Task to carry out: Copy each line below in which the word "chart" occurs.

Provided entries:
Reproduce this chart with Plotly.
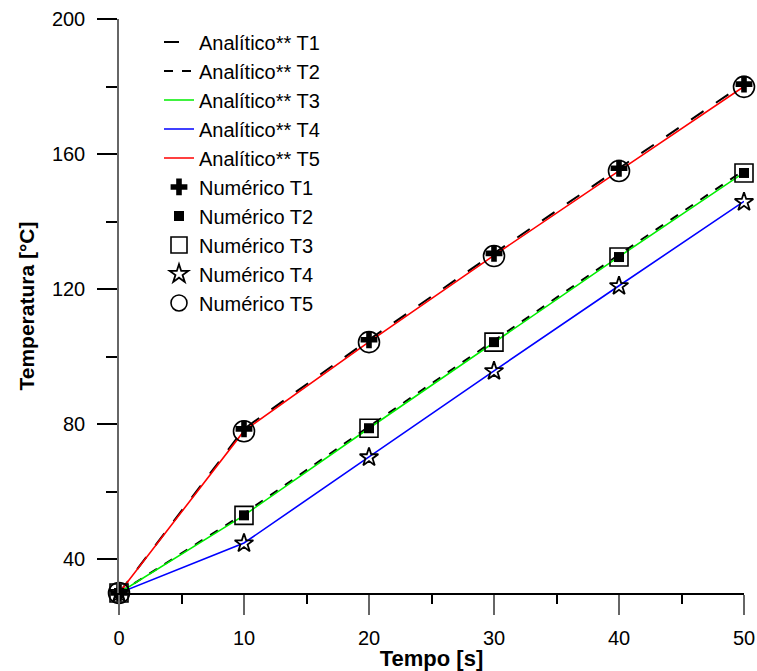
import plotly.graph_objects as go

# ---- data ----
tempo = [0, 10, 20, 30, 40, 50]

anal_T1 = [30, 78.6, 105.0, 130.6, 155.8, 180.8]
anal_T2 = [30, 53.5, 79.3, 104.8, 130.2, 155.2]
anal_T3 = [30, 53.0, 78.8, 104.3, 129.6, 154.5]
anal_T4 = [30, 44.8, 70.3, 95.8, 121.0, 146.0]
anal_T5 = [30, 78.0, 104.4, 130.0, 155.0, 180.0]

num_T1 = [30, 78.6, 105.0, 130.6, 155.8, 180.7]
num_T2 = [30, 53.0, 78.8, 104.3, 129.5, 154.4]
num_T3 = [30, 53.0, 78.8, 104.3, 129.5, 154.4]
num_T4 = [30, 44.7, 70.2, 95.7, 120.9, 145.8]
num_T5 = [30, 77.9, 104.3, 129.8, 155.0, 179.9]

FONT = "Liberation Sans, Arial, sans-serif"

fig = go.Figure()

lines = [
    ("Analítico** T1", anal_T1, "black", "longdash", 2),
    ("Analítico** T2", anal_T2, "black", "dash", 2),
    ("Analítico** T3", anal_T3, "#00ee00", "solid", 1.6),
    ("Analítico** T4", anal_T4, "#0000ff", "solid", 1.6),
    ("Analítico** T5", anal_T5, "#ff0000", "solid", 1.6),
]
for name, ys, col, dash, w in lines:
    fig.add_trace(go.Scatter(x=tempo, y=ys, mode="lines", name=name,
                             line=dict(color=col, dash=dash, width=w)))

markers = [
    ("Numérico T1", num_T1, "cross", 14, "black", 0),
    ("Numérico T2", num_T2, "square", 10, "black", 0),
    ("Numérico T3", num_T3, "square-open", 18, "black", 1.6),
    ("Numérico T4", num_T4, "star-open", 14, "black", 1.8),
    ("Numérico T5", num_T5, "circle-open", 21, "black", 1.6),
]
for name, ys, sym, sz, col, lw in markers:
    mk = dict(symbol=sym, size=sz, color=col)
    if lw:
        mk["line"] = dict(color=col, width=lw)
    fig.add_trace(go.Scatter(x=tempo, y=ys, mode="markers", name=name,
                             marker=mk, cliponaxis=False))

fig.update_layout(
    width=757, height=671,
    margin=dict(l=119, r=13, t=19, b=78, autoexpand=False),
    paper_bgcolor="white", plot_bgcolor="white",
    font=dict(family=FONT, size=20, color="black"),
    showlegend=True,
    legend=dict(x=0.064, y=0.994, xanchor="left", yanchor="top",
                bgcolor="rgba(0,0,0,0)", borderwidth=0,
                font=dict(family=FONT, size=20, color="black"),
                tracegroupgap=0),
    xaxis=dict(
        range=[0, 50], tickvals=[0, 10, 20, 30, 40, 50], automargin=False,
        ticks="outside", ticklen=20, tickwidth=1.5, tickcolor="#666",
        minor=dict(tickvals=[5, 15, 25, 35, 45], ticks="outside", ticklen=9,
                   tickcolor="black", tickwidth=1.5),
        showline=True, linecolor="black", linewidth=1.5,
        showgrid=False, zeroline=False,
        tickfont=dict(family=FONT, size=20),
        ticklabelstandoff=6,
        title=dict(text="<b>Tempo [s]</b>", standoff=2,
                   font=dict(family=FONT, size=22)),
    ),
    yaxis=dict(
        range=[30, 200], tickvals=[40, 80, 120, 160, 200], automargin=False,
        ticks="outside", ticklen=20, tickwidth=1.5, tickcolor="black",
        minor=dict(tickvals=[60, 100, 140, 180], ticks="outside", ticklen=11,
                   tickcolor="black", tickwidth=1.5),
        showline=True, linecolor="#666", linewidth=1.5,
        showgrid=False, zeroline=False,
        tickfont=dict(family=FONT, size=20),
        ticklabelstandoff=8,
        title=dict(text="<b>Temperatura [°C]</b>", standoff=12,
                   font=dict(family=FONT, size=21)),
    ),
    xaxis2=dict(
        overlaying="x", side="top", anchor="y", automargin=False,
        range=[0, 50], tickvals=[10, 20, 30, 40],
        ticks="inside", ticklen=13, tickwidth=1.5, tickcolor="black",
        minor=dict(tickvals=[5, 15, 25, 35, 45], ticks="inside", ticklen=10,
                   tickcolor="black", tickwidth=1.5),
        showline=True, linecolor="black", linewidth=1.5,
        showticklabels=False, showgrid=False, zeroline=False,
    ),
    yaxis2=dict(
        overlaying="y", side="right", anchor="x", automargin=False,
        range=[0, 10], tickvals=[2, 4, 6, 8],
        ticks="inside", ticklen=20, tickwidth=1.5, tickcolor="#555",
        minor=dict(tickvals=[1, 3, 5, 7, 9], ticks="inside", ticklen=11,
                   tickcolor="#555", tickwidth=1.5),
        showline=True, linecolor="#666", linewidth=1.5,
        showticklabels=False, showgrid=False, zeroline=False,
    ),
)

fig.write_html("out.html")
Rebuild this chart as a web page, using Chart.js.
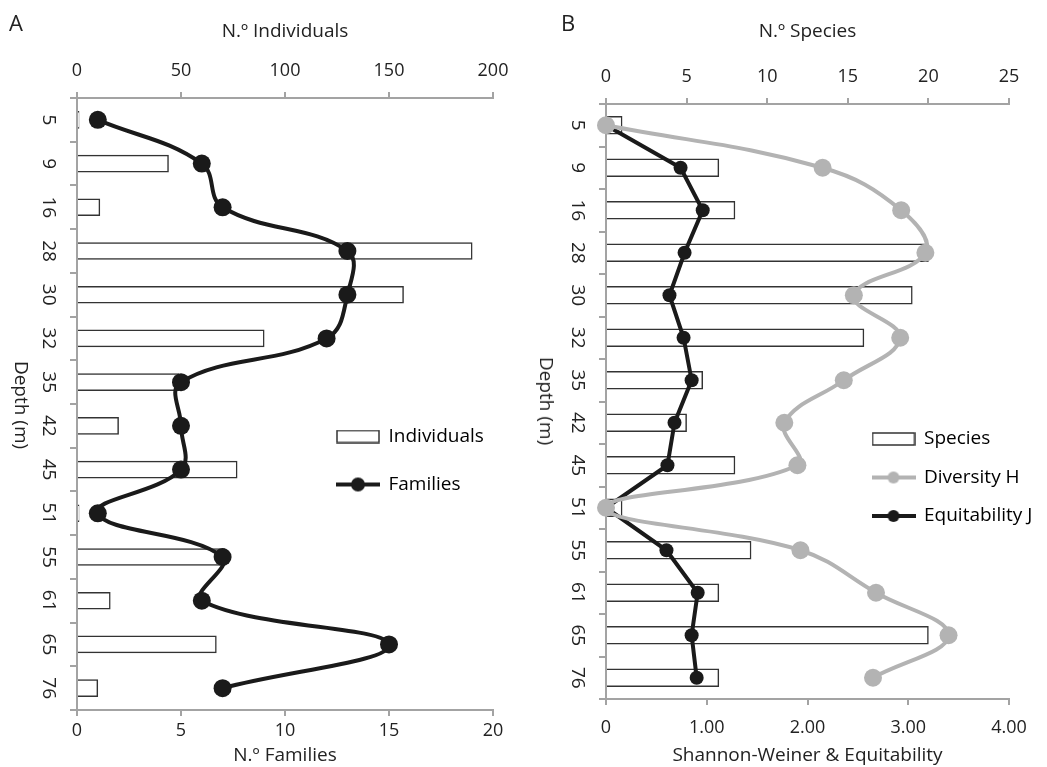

Completed exercise:
Reproduce this chart with Plotly.
Rebuild this chart as a web page, using Chart.js.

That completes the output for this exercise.